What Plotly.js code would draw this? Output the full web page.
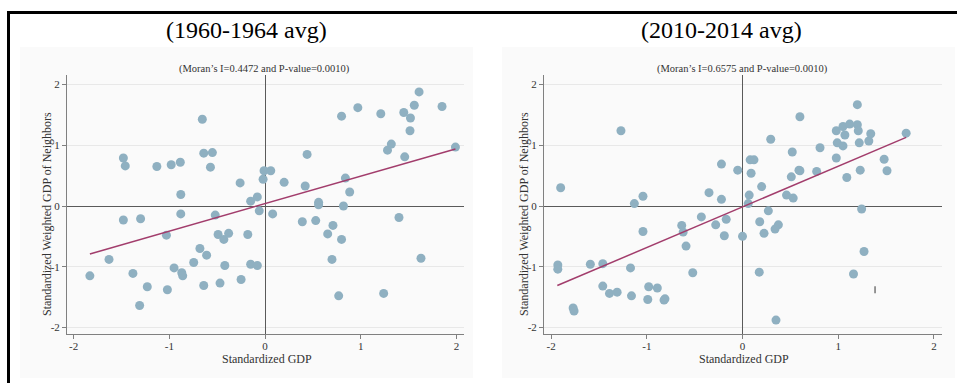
<!DOCTYPE html>
<html>
<head>
<meta charset="utf-8">
<script src="https://cdn.plot.ly/plotly-3.0.1.min.js"></script>
<style>html,body{margin:0;padding:0;background:#fff;}#chart{width:957px;height:383px;}</style>
</head>
<body>
<div id="chart"></div>
<script>
// ---- Data ----
const titles = ["(1960-1964 avg)", "(2010-2014 avg)"];
const subtitles = ["(Moran\u2019s I=0.4472 and P-value=0.0010)", "(Moran\u2019s I=0.6575 and P-value=0.0010)"];
const xTitle = "Standardized GDP";
const yTitle = "Standardized Weighted GDP of Neighbors";
const tickValues = [-2, -1, 0, 1, 2];
const tickLabels = ["-2", "-1", "0", "1", "2"];

const gdp1960 = [-1.48,-1.46,-1.13,-0.98,-0.885,-0.655,-0.64,-0.55,-0.57,-0.88,-0.26,-0.15,-0.08,-0.02,-0.01,0.06,-0.06,0.08,0.2,0.44,0.42,0.56,0.56,0.82,0.80,0.97,0.84,0.885,1.21,1.28,1.32,1.45,1.52,1.56,1.61,1.515,1.46,1.85,1.99,-1.48,-1.30,-0.88,-0.52,-1.03,-0.49,-0.43,-0.38,-0.18,-0.68,-0.61,-0.745,-1.63,-1.83,-1.38,-0.95,-0.87,-0.86,-0.42,-0.15,-0.08,-1.23,-1.02,-0.64,-0.47,-0.25,-1.31,0.39,0.53,0.71,0.655,0.80,1.40,0.70,1.63,0.77,1.24];
const nbr1960 = [0.79,0.66,0.65,0.68,0.72,1.43,0.87,0.88,0.64,0.19,0.38,0.08,0.15,0.44,0.58,0.58,-0.08,-0.13,0.39,0.85,0.33,0.06,0.02,0.0,1.48,1.62,0.46,0.23,1.52,0.92,1.02,1.54,1.45,1.66,1.88,1.24,0.81,1.64,0.97,-0.23,-0.21,-0.13,-0.15,-0.48,-0.47,-0.55,-0.45,-0.47,-0.70,-0.81,-0.93,-0.88,-1.15,-1.11,-1.02,-1.10,-1.15,-0.98,-0.96,-0.98,-1.33,-1.38,-1.31,-1.27,-1.21,-1.64,-0.26,-0.24,-0.32,-0.46,-0.55,-0.19,-0.88,-0.86,-1.48,-1.44];
const fitX1960 = [-1.83, 1.99];
const fitY1960 = [-0.79, 0.94];

const gdp2010 = [-1.90,-1.27,-1.13,-1.04,-0.35,-0.22,-0.22,-0.05,0.08,0.12,0.09,0.295,0.60,0.20,0.07,0.06,0.52,0.51,0.59,0.60,0.46,0.53,0.775,0.81,0.98,1.05,1.12,1.20,1.21,1.20,1.07,0.99,1.05,1.22,1.32,1.34,0.98,1.09,1.23,1.48,1.51,1.71,-1.04,-0.635,-0.62,-0.59,-0.43,-0.28,-0.17,-0.19,0.0,-1.93,-1.93,-1.59,-1.46,-1.17,-0.52,-1.46,-1.39,-1.31,-1.16,-0.98,-0.89,-0.99,-0.82,-0.81,-1.77,-1.76,0.27,0.18,0.375,0.34,0.225,1.245,1.27,0.175,1.16,0.35];
const nbr2010 = [0.30,1.24,0.04,0.16,0.22,0.11,0.69,0.59,0.76,0.76,0.54,1.10,1.47,0.32,0.18,0.04,0.89,0.48,0.59,0.58,0.18,0.13,0.57,0.96,1.24,1.31,1.35,1.34,1.24,1.67,1.17,1.04,0.99,1.04,1.07,1.19,0.79,0.47,0.59,0.77,0.58,1.20,-0.42,-0.32,-0.43,-0.66,-0.18,-0.31,-0.22,-0.49,-0.50,-0.97,-1.04,-0.96,-0.95,-1.02,-1.10,-1.32,-1.44,-1.42,-1.48,-1.33,-1.35,-1.54,-1.55,-1.53,-1.68,-1.73,-0.08,-0.26,-0.31,-0.38,-0.45,-0.05,-0.75,-1.09,-1.12,-1.88];
const fitX2010 = [-1.935, 1.71];
const fitY2010 = [-1.31, 1.13];
const stray2010X = [1.385];
const stray2010Y = [-1.38];

// ---- Layout helpers (pixels -> paper) ----
const W = 957, H = 383;
const pxX = p => p / W;
const pxY = p => 1 - p / H;
const serif = "Liberation Serif";
const dotColor = "#8fb0c1";
const fitColor = "#a23d6c";
const smallText = "#333333";

function axisX(dom, rng, anchor) {
  return {
    domain: dom, range: rng, anchor: anchor,
    showgrid: false, zeroline: true, zerolinecolor: "#5a5a5a", zerolinewidth: 1,
    showline: true, linecolor: "#808080", linewidth: 1,
    ticks: "outside", ticklen: 4, tickcolor: "#808080",
    ticklabelstandoff: -2,
    tickvals: tickValues, ticktext: tickLabels,
    tickfont: {family: serif, size: 11, color: smallText}
  };
}
function axisY(dom, rng, anchor) {
  return {
    domain: dom, range: rng, anchor: anchor,
    showgrid: true, gridcolor: "#e8e8e8", gridwidth: 1,
    zeroline: true, zerolinecolor: "#5a5a5a", zerolinewidth: 1,
    showline: true, linecolor: "#808080", linewidth: 1,
    ticks: "outside", ticklen: 4, tickcolor: "#808080",
    tickvals: tickValues, ticktext: tickLabels,
    tickfont: {family: serif, size: 11, color: smallText}
  };
}

const traces = [
  {x: gdp1960, y: nbr1960, xaxis: "x", yaxis: "y", type: "scatter", mode: "markers",
   marker: {color: dotColor, size: 9, line: {width: 0}}, hoverinfo: "skip"},
  {x: fitX1960, y: fitY1960, xaxis: "x", yaxis: "y", type: "scatter", mode: "lines",
   line: {color: fitColor, width: 1.5}, hoverinfo: "skip"},
  {x: gdp2010, y: nbr2010, xaxis: "x2", yaxis: "y2", type: "scatter", mode: "markers",
   marker: {color: dotColor, size: 9, line: {width: 0}}, hoverinfo: "skip"},
  {x: fitX2010, y: fitY2010, xaxis: "x2", yaxis: "y2", type: "scatter", mode: "lines",
   line: {color: fitColor, width: 1.5}, hoverinfo: "skip"},
  {x: stray2010X, y: stray2010Y, xaxis: "x2", yaxis: "y2", type: "scatter", mode: "markers",
   marker: {symbol: "line-ns", size: 5, line: {color: "#333", width: 1}}, hoverinfo: "skip"}
];

const yDom = [pxY(334), pxY(75)];
const yRng = [(206 - 334) / 60.7, (206 - 75) / 60.7];

const layout = {
  width: W, height: H,
  margin: {l: 0, r: 0, t: 0, b: 0},
  paper_bgcolor: "#ffffff", plot_bgcolor: "rgba(0,0,0,0)",
  showlegend: false,
  xaxis: axisX([pxX(67), pxX(464)], [(67 - 265) / 95.7, (464 - 265) / 95.7], "y"),
  yaxis: axisY(yDom, yRng, "x"),
  xaxis2: axisX([pxX(544), pxX(942)], [(544 - 742.5) / 95.7, (942 - 742.5) / 95.7], "y2"),
  yaxis2: axisY(yDom, yRng, "x2"),
  shapes: [
    {type: "rect", xref: "paper", yref: "paper", x0: pxX(20), x1: pxX(473), y0: pxY(378), y1: pxY(47),
     fillcolor: "#fafafa", line: {width: 0}, layer: "below"},
    {type: "rect", xref: "paper", yref: "paper", x0: pxX(502), x1: pxX(955), y0: pxY(378), y1: pxY(47),
     fillcolor: "#fafafa", line: {width: 0}, layer: "below"},
    {type: "line", xref: "paper", yref: "paper", x0: pxX(8), x1: pxX(957), y0: pxY(12.5), y1: pxY(12.5),
     line: {color: "#000", width: 3}},
    {type: "line", xref: "paper", yref: "paper", x0: pxX(8.5), x1: pxX(8.5), y0: pxY(11), y1: pxY(383),
     line: {color: "#000", width: 3}}
  ],
  annotations: [
    {text: titles[0], xref: "paper", yref: "paper", x: pxX(246), y: pxY(30), showarrow: false,
     xanchor: "center", yanchor: "middle", font: {family: serif, size: 24, color: "#000"}},
    {text: titles[1], xref: "paper", yref: "paper", x: pxX(721), y: pxY(30), showarrow: false,
     xanchor: "center", yanchor: "middle", font: {family: serif, size: 24, color: "#000"}},
    {text: subtitles[0], xref: "paper", yref: "paper", x: pxX(264), y: pxY(69), showarrow: false,
     xanchor: "center", yanchor: "middle", font: {family: serif, size: 10.5, color: smallText}},
    {text: subtitles[1], xref: "paper", yref: "paper", x: pxX(742), y: pxY(69), showarrow: false,
     xanchor: "center", yanchor: "middle", font: {family: serif, size: 10.5, color: smallText}},
    {text: xTitle, xref: "paper", yref: "paper", x: pxX(267), y: pxY(359), showarrow: false,
     xanchor: "center", yanchor: "middle", font: {family: serif, size: 12, color: smallText}},
    {text: xTitle, xref: "paper", yref: "paper", x: pxX(744), y: pxY(359), showarrow: false,
     xanchor: "center", yanchor: "middle", font: {family: serif, size: 12, color: smallText}},
    {text: yTitle, xref: "paper", yref: "paper", x: pxX(47), y: pxY(214), showarrow: false, textangle: -90,
     xanchor: "center", yanchor: "middle", font: {family: serif, size: 12, color: smallText}},
    {text: yTitle, xref: "paper", yref: "paper", x: pxX(524), y: pxY(214), showarrow: false, textangle: -90,
     xanchor: "center", yanchor: "middle", font: {family: serif, size: 12, color: smallText}}
  ]
};

Plotly.newPlot("chart", traces, layout, {staticPlot: true, displayModeBar: false});
</script>
</body>
</html>
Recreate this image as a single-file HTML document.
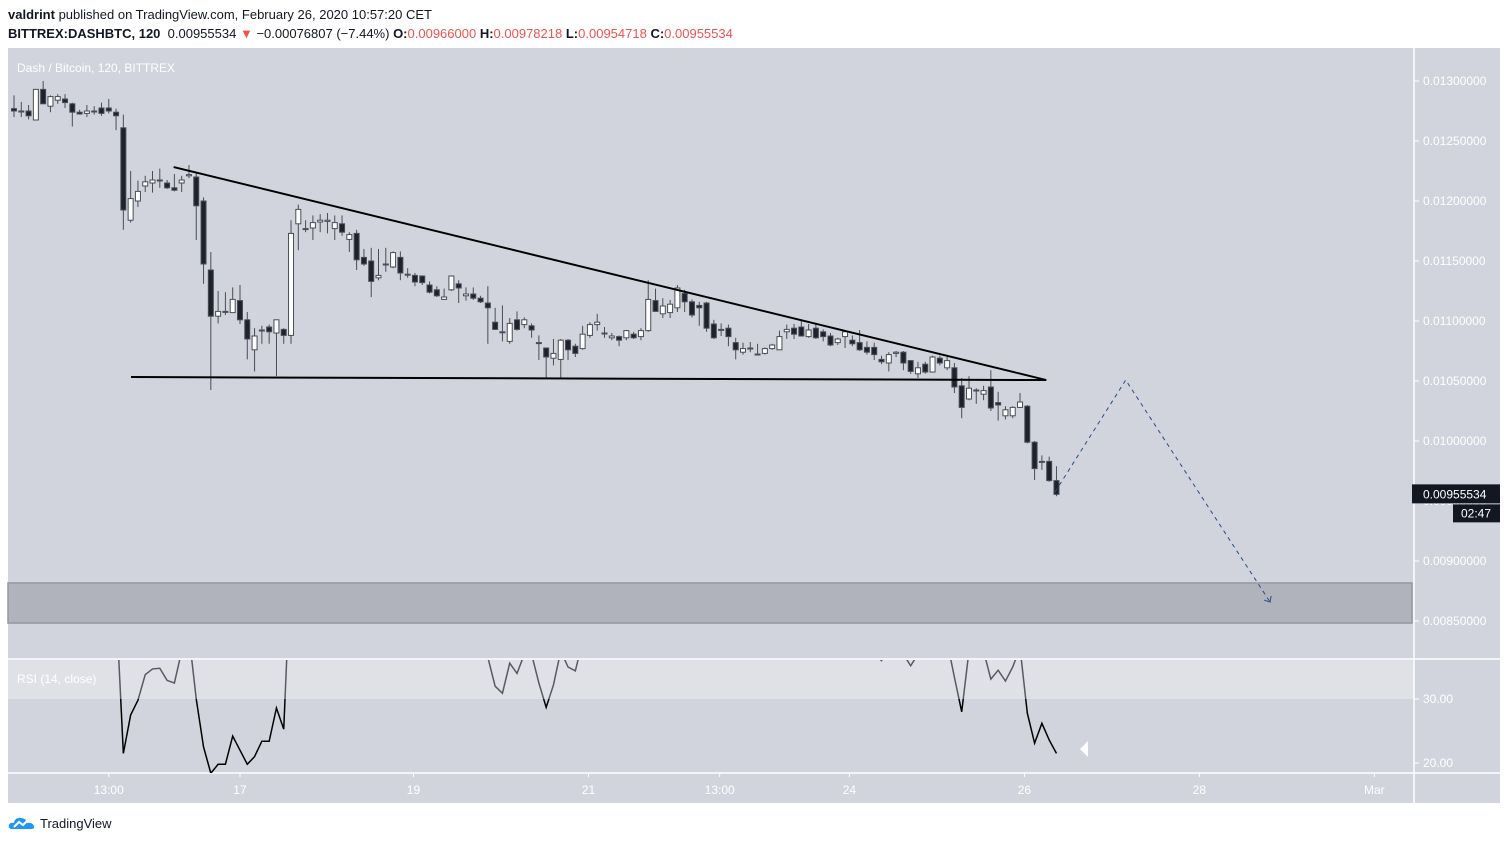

· · · · · · ·

■ Work required ■
Only lines holding the string "this" are wanted; gather each one from the entries above.

■ Answer to the exercise ■
What Plotly.js code would draw this? Output the full web page.
Recreate this image as a single-file HTML document.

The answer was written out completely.